Output the material word for word. Leave each picture out.

— Begin PROVIDED MATERIAL —

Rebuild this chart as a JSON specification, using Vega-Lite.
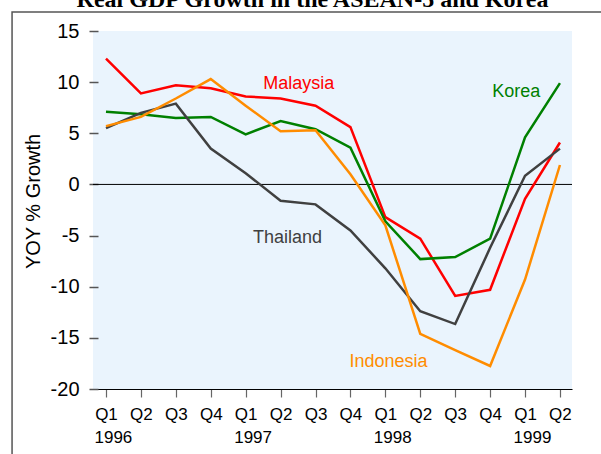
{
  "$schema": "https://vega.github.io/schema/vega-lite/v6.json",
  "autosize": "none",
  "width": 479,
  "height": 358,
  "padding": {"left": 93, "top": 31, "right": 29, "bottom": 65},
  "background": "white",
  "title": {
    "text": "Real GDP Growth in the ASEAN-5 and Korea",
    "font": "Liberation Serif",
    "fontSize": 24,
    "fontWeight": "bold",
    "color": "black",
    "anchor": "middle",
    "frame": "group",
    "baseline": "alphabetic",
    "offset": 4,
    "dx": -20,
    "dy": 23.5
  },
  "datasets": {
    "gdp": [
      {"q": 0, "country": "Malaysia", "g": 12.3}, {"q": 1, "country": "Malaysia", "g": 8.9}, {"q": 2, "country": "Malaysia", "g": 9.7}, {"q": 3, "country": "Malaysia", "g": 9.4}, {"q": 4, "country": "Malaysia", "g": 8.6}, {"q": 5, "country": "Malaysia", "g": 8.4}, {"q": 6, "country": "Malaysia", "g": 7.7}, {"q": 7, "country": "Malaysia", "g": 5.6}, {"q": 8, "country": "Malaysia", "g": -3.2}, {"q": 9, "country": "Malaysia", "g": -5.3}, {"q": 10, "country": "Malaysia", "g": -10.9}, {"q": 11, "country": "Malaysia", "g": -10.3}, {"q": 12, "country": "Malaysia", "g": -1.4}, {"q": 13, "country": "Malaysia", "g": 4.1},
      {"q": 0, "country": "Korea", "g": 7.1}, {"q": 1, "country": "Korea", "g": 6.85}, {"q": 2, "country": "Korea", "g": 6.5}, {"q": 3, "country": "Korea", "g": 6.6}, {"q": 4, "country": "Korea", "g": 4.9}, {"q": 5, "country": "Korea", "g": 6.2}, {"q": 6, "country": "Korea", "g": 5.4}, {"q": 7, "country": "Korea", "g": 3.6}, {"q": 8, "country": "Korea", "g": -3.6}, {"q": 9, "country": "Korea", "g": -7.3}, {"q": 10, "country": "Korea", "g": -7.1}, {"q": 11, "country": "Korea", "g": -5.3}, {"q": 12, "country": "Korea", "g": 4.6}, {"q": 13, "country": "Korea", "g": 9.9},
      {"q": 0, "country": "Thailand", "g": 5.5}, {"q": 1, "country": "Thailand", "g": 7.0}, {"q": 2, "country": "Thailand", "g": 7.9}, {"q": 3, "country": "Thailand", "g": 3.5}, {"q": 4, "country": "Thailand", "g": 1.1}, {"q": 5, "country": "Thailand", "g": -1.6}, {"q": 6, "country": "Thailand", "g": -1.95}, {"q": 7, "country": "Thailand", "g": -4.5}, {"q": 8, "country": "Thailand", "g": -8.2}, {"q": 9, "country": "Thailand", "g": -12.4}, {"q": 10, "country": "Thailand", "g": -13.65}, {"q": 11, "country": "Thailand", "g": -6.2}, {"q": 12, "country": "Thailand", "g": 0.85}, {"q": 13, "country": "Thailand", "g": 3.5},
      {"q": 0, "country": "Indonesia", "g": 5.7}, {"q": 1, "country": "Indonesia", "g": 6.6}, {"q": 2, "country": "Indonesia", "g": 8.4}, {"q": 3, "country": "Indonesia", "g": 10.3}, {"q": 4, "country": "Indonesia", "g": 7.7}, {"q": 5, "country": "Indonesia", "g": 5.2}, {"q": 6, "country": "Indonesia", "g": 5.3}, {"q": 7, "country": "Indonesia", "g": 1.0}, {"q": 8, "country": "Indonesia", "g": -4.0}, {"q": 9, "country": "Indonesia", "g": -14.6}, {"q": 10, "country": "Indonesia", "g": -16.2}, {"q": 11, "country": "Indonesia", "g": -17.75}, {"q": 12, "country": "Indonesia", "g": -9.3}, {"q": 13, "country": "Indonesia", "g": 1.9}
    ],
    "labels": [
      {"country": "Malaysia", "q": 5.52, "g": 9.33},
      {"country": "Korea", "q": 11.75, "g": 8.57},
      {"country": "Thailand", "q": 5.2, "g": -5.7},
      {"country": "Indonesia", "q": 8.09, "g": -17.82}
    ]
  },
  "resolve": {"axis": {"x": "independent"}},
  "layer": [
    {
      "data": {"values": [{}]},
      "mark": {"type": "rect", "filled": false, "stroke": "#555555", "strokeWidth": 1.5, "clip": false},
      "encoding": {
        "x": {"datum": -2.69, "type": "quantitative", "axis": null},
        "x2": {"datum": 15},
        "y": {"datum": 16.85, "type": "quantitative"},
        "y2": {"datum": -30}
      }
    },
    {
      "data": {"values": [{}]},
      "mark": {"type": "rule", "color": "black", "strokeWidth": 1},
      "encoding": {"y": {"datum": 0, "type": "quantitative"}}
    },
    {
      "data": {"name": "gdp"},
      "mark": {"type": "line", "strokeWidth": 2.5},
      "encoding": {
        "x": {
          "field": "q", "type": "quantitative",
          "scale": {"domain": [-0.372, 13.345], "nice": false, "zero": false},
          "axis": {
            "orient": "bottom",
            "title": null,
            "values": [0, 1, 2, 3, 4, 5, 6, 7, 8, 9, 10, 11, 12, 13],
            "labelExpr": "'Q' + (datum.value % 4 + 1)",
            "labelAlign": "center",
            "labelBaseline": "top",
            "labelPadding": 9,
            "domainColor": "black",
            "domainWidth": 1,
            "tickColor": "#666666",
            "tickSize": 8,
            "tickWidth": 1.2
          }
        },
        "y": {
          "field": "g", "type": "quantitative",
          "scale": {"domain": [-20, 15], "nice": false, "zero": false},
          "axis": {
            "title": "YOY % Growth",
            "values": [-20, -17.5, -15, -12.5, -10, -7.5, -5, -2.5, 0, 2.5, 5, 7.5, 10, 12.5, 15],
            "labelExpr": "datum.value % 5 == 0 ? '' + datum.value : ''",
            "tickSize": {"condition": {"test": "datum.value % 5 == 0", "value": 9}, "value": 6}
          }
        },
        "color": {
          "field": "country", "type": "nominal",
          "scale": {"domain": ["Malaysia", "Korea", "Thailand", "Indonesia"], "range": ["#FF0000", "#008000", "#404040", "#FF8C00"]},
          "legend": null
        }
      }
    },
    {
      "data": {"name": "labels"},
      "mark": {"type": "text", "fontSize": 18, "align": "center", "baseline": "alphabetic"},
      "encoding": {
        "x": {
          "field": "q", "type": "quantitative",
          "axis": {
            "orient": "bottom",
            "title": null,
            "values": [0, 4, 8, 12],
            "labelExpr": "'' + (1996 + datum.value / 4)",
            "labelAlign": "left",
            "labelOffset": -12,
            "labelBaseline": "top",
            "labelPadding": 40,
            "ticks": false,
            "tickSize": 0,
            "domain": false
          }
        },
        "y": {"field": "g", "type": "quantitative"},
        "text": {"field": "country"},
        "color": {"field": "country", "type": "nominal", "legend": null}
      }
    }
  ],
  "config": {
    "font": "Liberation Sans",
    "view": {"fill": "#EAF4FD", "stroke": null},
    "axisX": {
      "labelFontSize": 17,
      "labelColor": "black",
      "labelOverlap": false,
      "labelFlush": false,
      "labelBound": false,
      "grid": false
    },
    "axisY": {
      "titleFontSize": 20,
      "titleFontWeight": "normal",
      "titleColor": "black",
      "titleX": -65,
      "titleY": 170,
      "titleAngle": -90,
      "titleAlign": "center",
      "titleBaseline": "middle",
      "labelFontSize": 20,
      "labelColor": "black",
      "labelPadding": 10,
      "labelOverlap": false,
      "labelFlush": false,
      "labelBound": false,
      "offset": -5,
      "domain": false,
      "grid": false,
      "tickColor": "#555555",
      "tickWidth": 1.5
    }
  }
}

— End PROVIDED MATERIAL —

TASK RESULT —
Rebuild this chart as a JSON specification, using Vega-Lite.
{
  "$schema": "https://vega.github.io/schema/vega-lite/v6.json",
  "autosize": "none",
  "width": 479,
  "height": 358,
  "padding": {"left": 93, "top": 31, "right": 29, "bottom": 65},
  "background": "white",
  "title": {
    "text": "Real GDP Growth in the ASEAN-5 and Korea",
    "font": "Liberation Serif",
    "fontSize": 24,
    "fontWeight": "bold",
    "color": "black",
    "anchor": "middle",
    "frame": "group",
    "baseline": "alphabetic",
    "offset": 4,
    "dx": -20,
    "dy": 23.5
  },
  "datasets": {
    "gdp": [
      {"q": 0, "country": "Malaysia", "g": 12.3}, {"q": 1, "country": "Malaysia", "g": 8.9}, {"q": 2, "country": "Malaysia", "g": 9.7}, {"q": 3, "country": "Malaysia", "g": 9.4}, {"q": 4, "country": "Malaysia", "g": 8.6}, {"q": 5, "country": "Malaysia", "g": 8.4}, {"q": 6, "country": "Malaysia", "g": 7.7}, {"q": 7, "country": "Malaysia", "g": 5.6}, {"q": 8, "country": "Malaysia", "g": -3.2}, {"q": 9, "country": "Malaysia", "g": -5.3}, {"q": 10, "country": "Malaysia", "g": -10.9}, {"q": 11, "country": "Malaysia", "g": -10.3}, {"q": 12, "country": "Malaysia", "g": -1.4}, {"q": 13, "country": "Malaysia", "g": 4.1},
      {"q": 0, "country": "Korea", "g": 7.1}, {"q": 1, "country": "Korea", "g": 6.85}, {"q": 2, "country": "Korea", "g": 6.5}, {"q": 3, "country": "Korea", "g": 6.6}, {"q": 4, "country": "Korea", "g": 4.9}, {"q": 5, "country": "Korea", "g": 6.2}, {"q": 6, "country": "Korea", "g": 5.4}, {"q": 7, "country": "Korea", "g": 3.6}, {"q": 8, "country": "Korea", "g": -3.6}, {"q": 9, "country": "Korea", "g": -7.3}, {"q": 10, "country": "Korea", "g": -7.1}, {"q": 11, "country": "Korea", "g": -5.3}, {"q": 12, "country": "Korea", "g": 4.6}, {"q": 13, "country": "Korea", "g": 9.9},
      {"q": 0, "country": "Thailand", "g": 5.5}, {"q": 1, "country": "Thailand", "g": 7.0}, {"q": 2, "country": "Thailand", "g": 7.9}, {"q": 3, "country": "Thailand", "g": 3.5}, {"q": 4, "country": "Thailand", "g": 1.1}, {"q": 5, "country": "Thailand", "g": -1.6}, {"q": 6, "country": "Thailand", "g": -1.95}, {"q": 7, "country": "Thailand", "g": -4.5}, {"q": 8, "country": "Thailand", "g": -8.2}, {"q": 9, "country": "Thailand", "g": -12.4}, {"q": 10, "country": "Thailand", "g": -13.65}, {"q": 11, "country": "Thailand", "g": -6.2}, {"q": 12, "country": "Thailand", "g": 0.85}, {"q": 13, "country": "Thailand", "g": 3.5},
      {"q": 0, "country": "Indonesia", "g": 5.7}, {"q": 1, "country": "Indonesia", "g": 6.6}, {"q": 2, "country": "Indonesia", "g": 8.4}, {"q": 3, "country": "Indonesia", "g": 10.3}, {"q": 4, "country": "Indonesia", "g": 7.7}, {"q": 5, "country": "Indonesia", "g": 5.2}, {"q": 6, "country": "Indonesia", "g": 5.3}, {"q": 7, "country": "Indonesia", "g": 1.0}, {"q": 8, "country": "Indonesia", "g": -4.0}, {"q": 9, "country": "Indonesia", "g": -14.6}, {"q": 10, "country": "Indonesia", "g": -16.2}, {"q": 11, "country": "Indonesia", "g": -17.75}, {"q": 12, "country": "Indonesia", "g": -9.3}, {"q": 13, "country": "Indonesia", "g": 1.9}
    ],
    "labels": [
      {"country": "Malaysia", "q": 5.52, "g": 9.33},
      {"country": "Korea", "q": 11.75, "g": 8.57},
      {"country": "Thailand", "q": 5.2, "g": -5.7},
      {"country": "Indonesia", "q": 8.09, "g": -17.82}
    ]
  },
  "resolve": {"axis": {"x": "independent"}},
  "layer": [
    {
      "data": {"values": [{}]},
      "mark": {"type": "rect", "filled": false, "stroke": "#555555", "strokeWidth": 1.5, "clip": false},
      "encoding": {
        "x": {"datum": -2.69, "type": "quantitative", "axis": null},
        "x2": {"datum": 15},
        "y": {"datum": 16.85, "type": "quantitative"},
        "y2": {"datum": -30}
      }
    },
    {
      "data": {"values": [{}]},
      "mark": {"type": "rule", "color": "black", "strokeWidth": 1},
      "encoding": {"y": {"datum": 0, "type": "quantitative"}}
    },
    {
      "data": {"name": "gdp"},
      "mark": {"type": "line", "strokeWidth": 2.5},
      "encoding": {
        "x": {
          "field": "q", "type": "quantitative",
          "scale": {"domain": [-0.372, 13.345], "nice": false, "zero": false},
          "axis": {
            "orient": "bottom",
            "title": null,
            "values": [0, 1, 2, 3, 4, 5, 6, 7, 8, 9, 10, 11, 12, 13],
            "labelExpr": "'Q' + (datum.value % 4 + 1)",
            "labelAlign": "center",
            "labelBaseline": "top",
            "labelPadding": 9,
            "domainColor": "black",
            "domainWidth": 1,
            "tickColor": "#666666",
            "tickSize": 8,
            "tickWidth": 1.2
          }
        },
        "y": {
          "field": "g", "type": "quantitative",
          "scale": {"domain": [-20, 15], "nice": false, "zero": false},
          "axis": {
            "title": "YOY % Growth",
            "values": [-20, -17.5, -15, -12.5, -10, -7.5, -5, -2.5, 0, 2.5, 5, 7.5, 10, 12.5, 15],
            "labelExpr": "datum.value % 5 == 0 ? '' + datum.value : ''",
            "tickSize": {"condition": {"test": "datum.value % 5 == 0", "value": 9}, "value": 6}
          }
        },
        "color": {
          "field": "country", "type": "nominal",
          "scale": {"domain": ["Malaysia", "Korea", "Thailand", "Indonesia"], "range": ["#FF0000", "#008000", "#404040", "#FF8C00"]},
          "legend": null
        }
      }
    },
    {
      "data": {"name": "labels"},
      "mark": {"type": "text", "fontSize": 18, "align": "center", "baseline": "alphabetic"},
      "encoding": {
        "x": {
          "field": "q", "type": "quantitative",
          "axis": {
            "orient": "bottom",
            "title": null,
            "values": [0, 4, 8, 12],
            "labelExpr": "'' + (1996 + datum.value / 4)",
            "labelAlign": "left",
            "labelOffset": -12,
            "labelBaseline": "top",
            "labelPadding": 40,
            "ticks": false,
            "tickSize": 0,
            "domain": false
          }
        },
        "y": {"field": "g", "type": "quantitative"},
        "text": {"field": "country"},
        "color": {"field": "country", "type": "nominal", "legend": null}
      }
    }
  ],
  "config": {
    "font": "Liberation Sans",
    "view": {"fill": "#EAF4FD", "stroke": null},
    "axisX": {
      "labelFontSize": 17,
      "labelColor": "black",
      "labelOverlap": false,
      "labelFlush": false,
      "labelBound": false,
      "grid": false
    },
    "axisY": {
      "titleFontSize": 20,
      "titleFontWeight": "normal",
      "titleColor": "black",
      "titleX": -65,
      "titleY": 170,
      "titleAngle": -90,
      "titleAlign": "center",
      "titleBaseline": "middle",
      "labelFontSize": 20,
      "labelColor": "black",
      "labelPadding": 10,
      "labelOverlap": false,
      "labelFlush": false,
      "labelBound": false,
      "offset": -5,
      "domain": false,
      "grid": false,
      "tickColor": "#555555",
      "tickWidth": 1.5
    }
  }
}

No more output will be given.